Windthrow: trees uprooted or broken off by wind.

Bouts of prolonged rain, coupled with wind, over winter resulted in numerous unstable trees and windthrow scattered around Wenita’s forests.

This creates added risks, as trees can move unexpectedly and fallen trees may not behave as expected when being crosscut because they are under hidden tension.

Fortunately, we are in the enviable position where virtually all our felling is mechanised, and in steeper country the machines can be tethered. For that reason, we aim to avoid manual felling in windthrow.

Where manual felling is the only option, we have a range of safety measures, which include:

  1. The foreman and faller complete a management plan before starting work.
  2. Each windthrown tree is assessed individually.
  3. We do not work directly under wind-wrenched trees.
  4. The faller must have been recently assessed competent against NZQA Unit Standard 1270, which covers working in and salvaging windthrown trees.
  5. There should be a two-person felling team.

We only fell when we are confident it can be done safely.
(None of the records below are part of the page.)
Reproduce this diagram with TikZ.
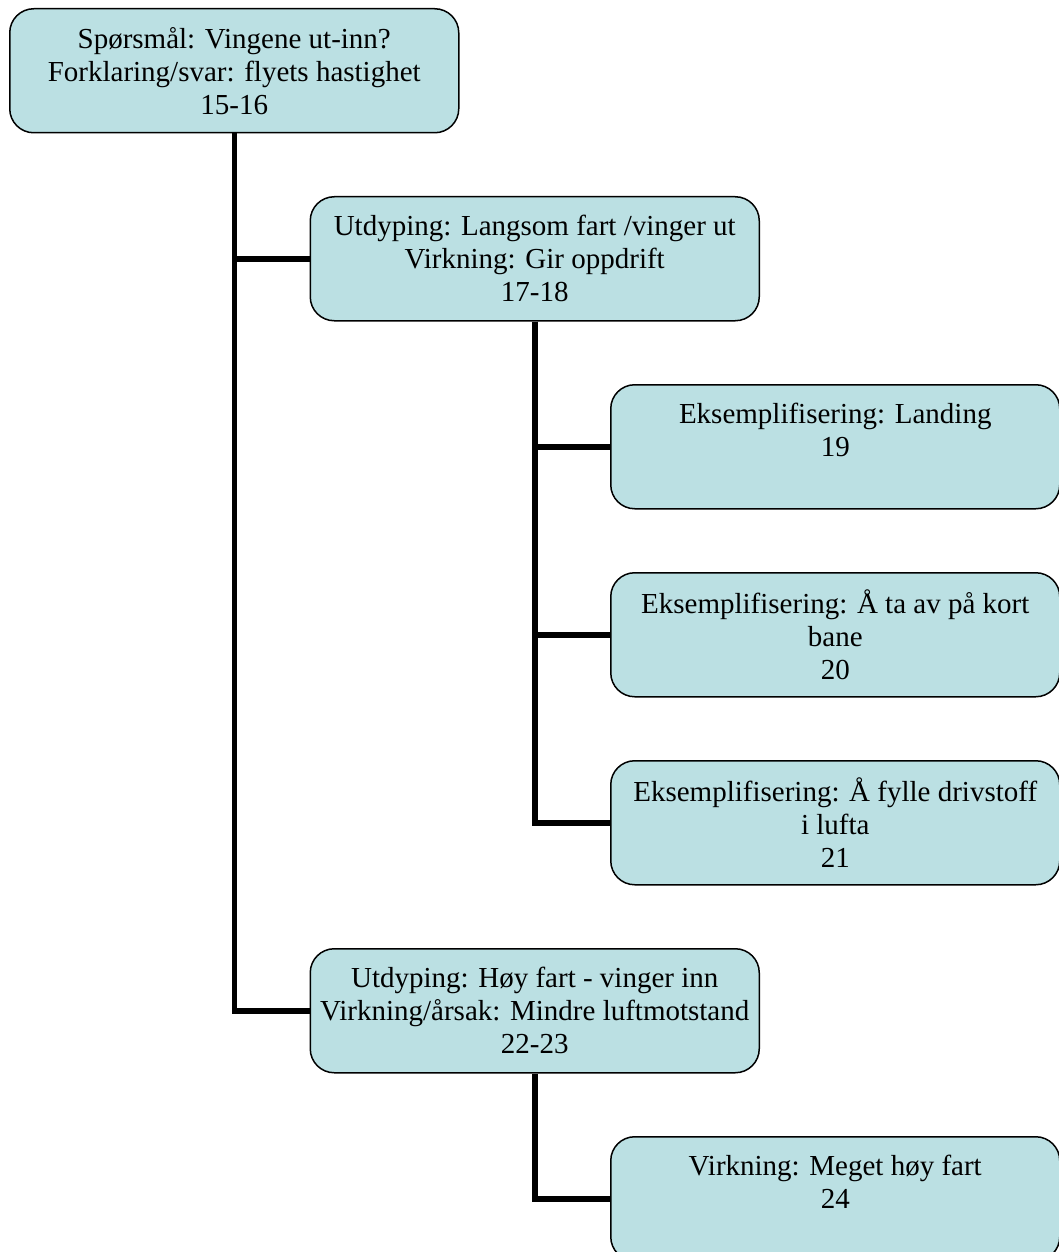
\documentclass[tikz,border=0pt]{standalone}
\usepackage{fontspec}
\setmainfont{Liberation Serif}
\usetikzlibrary{positioning}
\definecolor{orgteal}{RGB}{187,224,227}

\begin{document}
\begin{tikzpicture}[
    x=1pt, y=1pt,
    box/.style={rectangle, rounded corners=24pt, draw=black, line width=1.5pt, fill=orgteal, minimum width=449pt, minimum height=124pt, inner sep=0pt, align=center, font=\fontsize{29}{33}\selectfont},
    link/.style={line width=5.5pt, color=black}
]
\useasboundingbox (0,0) rectangle (1058,-1252);
\node[box, anchor=north west] (question) at (9,-8) {Spørsmål: Vingene ut-inn?\\Forklaring/svar: flyets hastighet\\15-16};
\node[box, below right=62.5pt and -150pt of question] (slow) {Utdyping: Langsom fart /vinger ut\\Virkning: Gir oppdrift\\17-18};
\node[box, below right=62.5pt and -150pt of slow] (landing) {Eksemplifisering: Landing\\19\\\mbox{}};
\node[box, below=62.5pt of landing] (takeoff) {Eksemplifisering: Å ta av på kort\\bane\\20};
\node[box, below=62.5pt of takeoff] (fuel) {Eksemplifisering: Å fylle drivstoff\\i lufta\\21};
\node[box, below left=62.5pt and -150pt of fuel] (fast) {Utdyping: Høy fart - vinger inn\\Virkning/årsak: Mindre luftmotstand\\22-23};
\node[box, below right=62.5pt and -150pt of fast] (speed) {Virkning: Meget høy fart\\24\\\mbox{}};
\draw[link] (question.south) |- (slow.west);
\draw[link] (question.south) |- (fast.west);
\draw[link] (slow.south) |- (landing.west);
\draw[link] (slow.south) |- (takeoff.west);
\draw[link] (slow.south) |- (fuel.west);
\draw[link] (fast.south) |- (speed.west);
\end{tikzpicture}
\end{document}
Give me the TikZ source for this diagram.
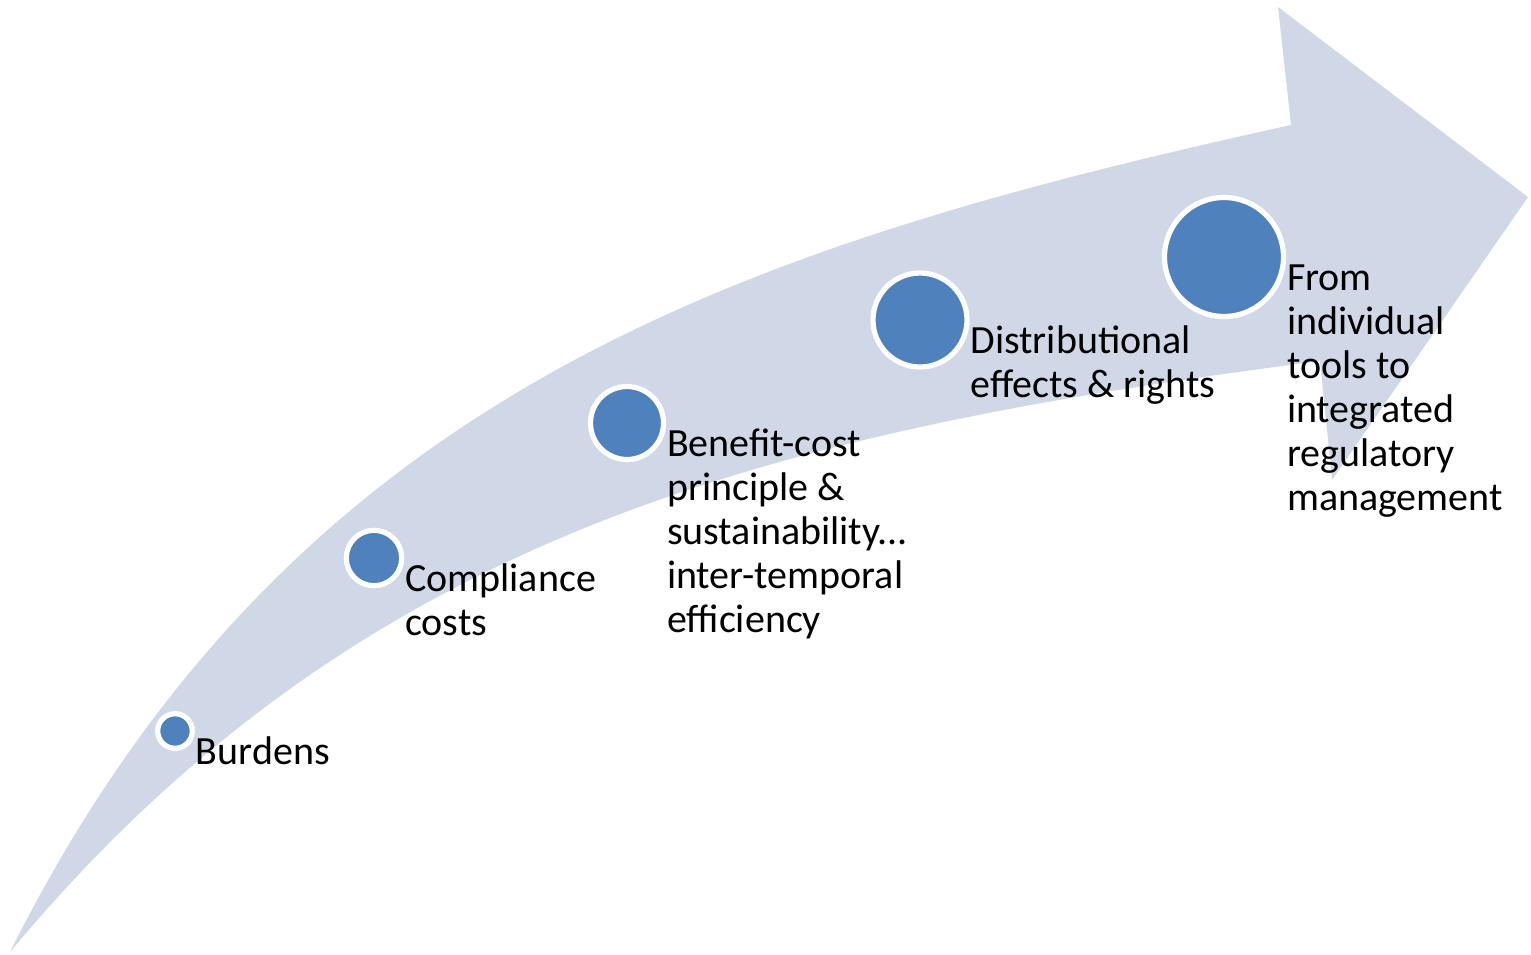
\documentclass[tikz,border=0pt]{standalone}
\usepackage{fontspec}
\setmainfont{Carlito}
\definecolor{stageblue}{RGB}{79,129,189}
\definecolor{arrowblue}{RGB}{208,216,232}
\usetikzlibrary{positioning}

\begin{document}
\begin{tikzpicture}[x=0.5pt, y=-0.5pt,
    every node/.style={font=\fontsize{20}{22}\selectfont},
    dot/.style={circle, draw=white, line width=2.6pt, fill=stageblue, inner sep=0pt, outer sep=0pt},
    lbl/.style={anchor=north west, align=left, inner sep=0pt, xshift=1.6pt, yshift=-1.1pt}]
    \useasboundingbox (0,0) rectangle (1531,954);
    % Curved arrow
    \fill[arrowblue] (10,952) .. controls (290,392) and (741,246) .. (1291,125)
        -- (1278,7) -- (1528,197) -- (1332,480) -- (1320,361)
        .. controls (770,432.5) and (360,532) .. (10,952) -- cycle;
    
    % Stages along the arrow
    \node[dot, minimum size=17.3pt] (bur) at (175,731) {};
    \node[lbl] (burtxt) at (bur.east) {\strut Burdens};
    
    \node[dot, minimum size=27.7pt] (comp) at (374,558) {};
    \node[lbl] (comptxt) at (comp.east) {\strut Compliance\\costs};
    
    \node[dot, minimum size=36.5pt] (ben) at (627,423) {};
    \node[lbl] (bentxt) at (ben.east) {\strut Benefit-cost\\principle \&\\sustainability...\\inter-temporal\\efficiency};
    
    \node[dot, minimum size=47pt] (dist) at (920,320) {};
    \node[lbl] (disttxt) at (dist.east) {\strut Distributional\\effects \& rights};
    
    \node[dot, minimum size=59.5pt] (reg) at (1224,257) {};
    \node[lbl] (regtxt) at (reg.east) {\strut From\\individual\\tools to\\integrated\\regulatory\\management};
\end{tikzpicture}
\end{document}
Our contractors always have the option of walking away if they consider it too dangerous (and of course they inform Wenita staff if the hazard remains).

Even with mechanised felling in windthrow areas, there is heightened risk, including root-ball holes, which are the depressions or holes left in the ground after a tree falls. Therefore, when using machines to fell in windthrow areas, our contractors reassess their felling plans each day or more frequently if circumstances change.

We also ask them to recognise and address any additional fatigue they might be experiencing due to constantly monitoring the risks posed by windthrow.